On croyait le monde enseignant en état d’hibernation. On avait tort. La journée du 13 janvier a montré que c’était juste une hivernation : le réveil a été prompt. Et les effets puissants. Sur cet élan, il lui reste juste un trimestre pour bloquer la nouvelle école qu’on lui prépare.
Il y a des leçons à ne pas oublier. Le 13 janvier en est une. Il aura fallu une journée seulement de mobilisation de l’ensemble des personnels de l’Ecole pour que le ton change au gouvernement. Tout d’un coup les syndicats sont vraiment consultés et on répond à leurs questions. Tout d’un coup on se soucie des enseignants en liste complémentaire. Tout d’un coup on écrit aux enseignants avant de faire les plateaux télé. Tout d’un coup on pèse ses mots sur ces plateaux. Et même on s’y fait un peu oublier.

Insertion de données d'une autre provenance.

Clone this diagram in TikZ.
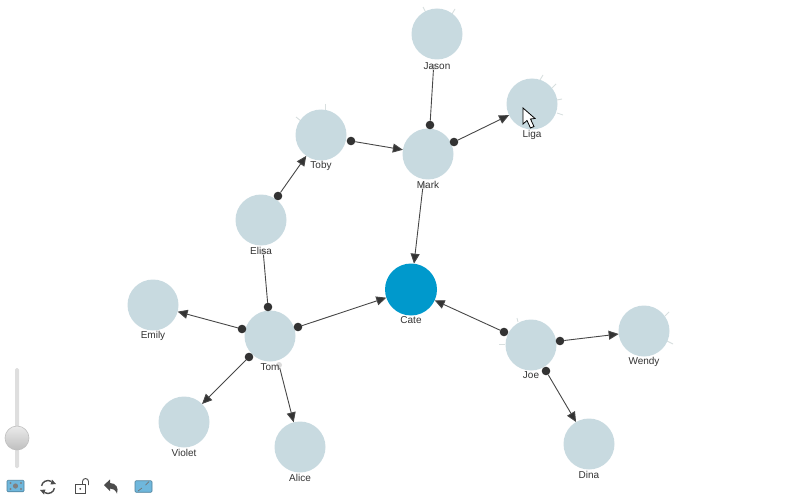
\documentclass[tikz,border=0pt]{standalone}
\usepackage{fontspec}
\setmainfont{Liberation Sans}
\usetikzlibrary{arrows.meta,positioning}
\definecolor{nodeblue}{HTML}{C8DAE0}
\definecolor{catecol}{HTML}{0099CC}
\definecolor{dark}{HTML}{333333}
\definecolor{whisk}{HTML}{D8DFDF}
\definecolor{iconblue}{HTML}{6FB7DC}
\tikzset{
  person/.style={circle,fill=nodeblue,draw=none,minimum size=51pt,inner sep=0pt,outer sep=0pt},
  center person/.style={person,fill=catecol,minimum size=52pt},
  name label/.style={font=\fontsize{10pt}{11pt}\selectfont,text=dark,inner sep=0pt,anchor=center},
  port/.style={circle,fill=dark,draw=none,minimum size=8.6pt,inner sep=0pt,outer sep=0pt},
  stub/.style={circle,fill=black!14,draw=none,minimum size=6pt,inner sep=0pt,outer sep=0pt},
  link/.style={draw=dark!90,line width=0.9pt},
  arrowlink/.style={link,-{Triangle[length=10pt,width=9pt,fill=dark]}},
  whisker/.style={draw=whisk,line width=0.9pt},
  icon/.style={draw=iconblue!70!black,fill=iconblue,line width=0.6pt,rounded corners=1pt,minimum width=17pt,minimum height=11.5pt,inner sep=0pt},
  toolstroke/.style={draw=black!70,line width=1.1pt}
}
\newcommand{\person}[5][person]{%
  \node[#1] (#2) at (#3,#4) {};
}
\begin{document}
\begin{tikzpicture}[x=1pt,y=-1pt]
\useasboundingbox (0,0) rectangle (800,500);
% whiskers
\foreach \a/\b/\c/\d in {423/7/426/13,455/9/452/14,543/75/540/80,556/84/552/88,562/99/557/100,563/115/557/113,325/104/325/110,296/117/301/121,517/318/518/322,499/344/505/344,669/312/665/316,673/344/667/341}
  \draw[whisker] (\a,\b) -- (\c,\d);
% people
\person{jason}{437}{34}{}
\person{liga}{532}{104}{}
\person{mark}{428}{154}{}
\person{toby}{321}{135}{}
\person{elisa}{261}{220}{}
\person{emily}{153}{305}{}
\person{tom}{270}{336}{}
\person{violet}{184}{422}{}
\person{alice}{300}{447}{}
\person{joe}{531}{345}{}
\person{wendy}{644}{331}{}
\person{dina}{589}{444}{}
\person[center person]{cate}{411}{289.5}{}
% ports
\node[port] (pJM) at (430,125) {};
\node[port] (pML) at (454,142) {};
\node[port] (pTM) at (351,141) {};
\node[port] (pET) at (278,196) {};
\node[port] (pTE) at (268,307) {};
\node[port] (pTC) at (298,327) {};
\node[port] (pTEm) at (242,329) {};
\node[port] (pTV) at (249,357) {};
\node[port] (pJC) at (504,332) {};
\node[port] (pJW) at (560,341) {};
\node[port] (pJD) at (546,371) {};
\node[stub] (sJ) at (433.6,67) {};
\node[stub] (sM) at (423,186) {};
\node[stub] (sE) at (263.2,252) {};
\node[stub] (sT) at (279,365) {};
% connectors
\draw[link] (sJ) -- (pJM);
\draw[link] (sE) -- (pTE);
\draw[arrowlink] (pML) -- (liga);
\draw[arrowlink] (pTM) -- (mark);
\draw[arrowlink] (pET) -- (toby);
\draw[arrowlink] (pTC) -- (cate);
\draw[arrowlink] (pTEm) -- (emily);
\draw[arrowlink] (pTV) -- (violet);
\draw[arrowlink] (sT) -- (alice);
\draw[arrowlink] (sM) -- (cate);
\draw[arrowlink] (pJC) -- (cate);
\draw[arrowlink] (pJW) -- (wendy);
\draw[arrowlink] (pJD) -- (dina);
% labels
\node[name label] (lJason) at (437,66) {Jason};
\node[name label] (lLiga) at (532,135) {Liga};
\node[name label] (lMark) at (428,185) {Mark};
\node[name label] (lToby) at (321,166) {Toby};
\node[name label] (lElisa) at (261,251) {Elisa};
\node[name label] (lEmily) at (153,336) {Emily};
\node[name label] (lTom) at (270,367) {Tom};
\node[name label] (lViolet) at (184,453) {Violet};
\node[name label] (lAlice) at (300,478) {Alice};
\node[name label] (lCate) at (411,320) {Cate};
\node[name label] (lJoe) at (531,375) {Joe};
\node[name label] (lWendy) at (644,362) {Wendy};
\node[name label] (lDina) at (589,475) {Dina};
% mouse cursor
\draw[fill=white,draw=black,line width=0.8pt,line join=miter] (523,108) -- (523,124) -- (527,120.5) -- (530.5,128) -- (534,126.5) -- (530.5,119) -- (535,118.5) -- cycle;
% slider
\fill[black!13,rounded corners=1.5pt] (15,368) rectangle (19,468);
\node[circle,minimum size=24pt,inner sep=0pt,draw=black!25,line width=0.6pt,top color=black!8,bottom color=black!25] (knob) at (17,438) {};
% toolbar
\node[icon] (iconA) at (15.5,486) {};
\fill[black!50] (iconA.center) circle (2.6pt);
\fill[black!50] (10.5,483) circle (1.1pt) (21,483) circle (1.1pt) (10.5,489) circle (1.1pt) (21,489) circle (1.1pt);
\draw[toolstroke,line width=1.4pt] (48,487) ++(60:6.5pt) arc[start angle=60,end angle=170,radius=6.5pt];
\draw[toolstroke,line width=1.4pt] (48,487) ++(240:6.5pt) arc[start angle=240,end angle=350,radius=6.5pt];
\fill[black!70] (52,479.5) -- (56,484) -- (50.5,484.5) -- cycle;
\fill[black!70] (44,494.5) -- (40,490) -- (45.5,489.5) -- cycle;
\draw[toolstroke,line width=0.9pt] (75.5,484.5) rectangle (85,493);
\fill[black!70] (80.2,488.8) circle (1pt);
\draw[toolstroke,line width=0.9pt] (82.5,484.5) -- (82.5,481.5) arc[start angle=180,end angle=0,radius=3pt] -- (88.5,485);
\fill[black!70] (104,485) -- (110,479.5) -- (110,483) .. controls (116,483) and (119,488) .. (117,493.5) .. controls (115.5,490) and (113,488.5) .. (110,488.5) -- (110,491) -- cycle;
\node[icon] (iconB) at (143.5,486.5) {};
\draw[black!55,line width=0.7pt] (138,491) -- (142,488) (149,481.5) -- (145.5,485);
\end{tikzpicture}
\end{document}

Les enseignants avaient déjà vu l’effet de leur mobilisation lors de la loi Blanquer. Mais ils l’avaient oublié. Il faut espérer que le 13 janvier ne le soit pas de sitôt.
Parce que ce qui se dessine aux élections présidentielles c’est une vraie rupture avec l’Ecole actuelle. Le programme de Valérie Pécresse, qui a toutes ses chances d’être au second tour, fragmenterait l’Ecole. Elle veut recréer des filières dès le collège, un système que le général de Gaulle a supprimé. Surtout elle veut donner une très large autonomie aux établissements publics aussi bien en ce qui concerne les programmes que les personnels. Le chef d’établissement aurait le pouvoir de recruter les enseignants et aussi de fixer leur paye à travers un contrat de 5 ans.
On ne connait pas le programme éducation d’Emmanuel Macron, lui aussi promis au second tour. Mais ce qu’il a imaginé pour les écoles de Marseille est tout à fait cohérent avec le programme de V Pécresse. Le propos sur le « nouveau métier enseignant », avant la pandémie puis lors du Grenelle de l’éducation va aussi dans le même sens. Peut-être E Macron n’ira t-il pas jusqu’à privatiser les établissements publics. Mais les enseignants se verraient soumis à une autorité locale beaucoup plus forte et leur rémunération dépendrait aussi des missions que le chef d’établissement ou le directeur voudrait leur confier.
Les enseignants ont fait une remarquable, quoique brève, démonstration de force. Ils peuvent peser sur la campagne électorale. S’ils ne le font pas, ils seront les premières victimes du nouveau pouvoir. Il leur reste 3 mois pour être convaincants.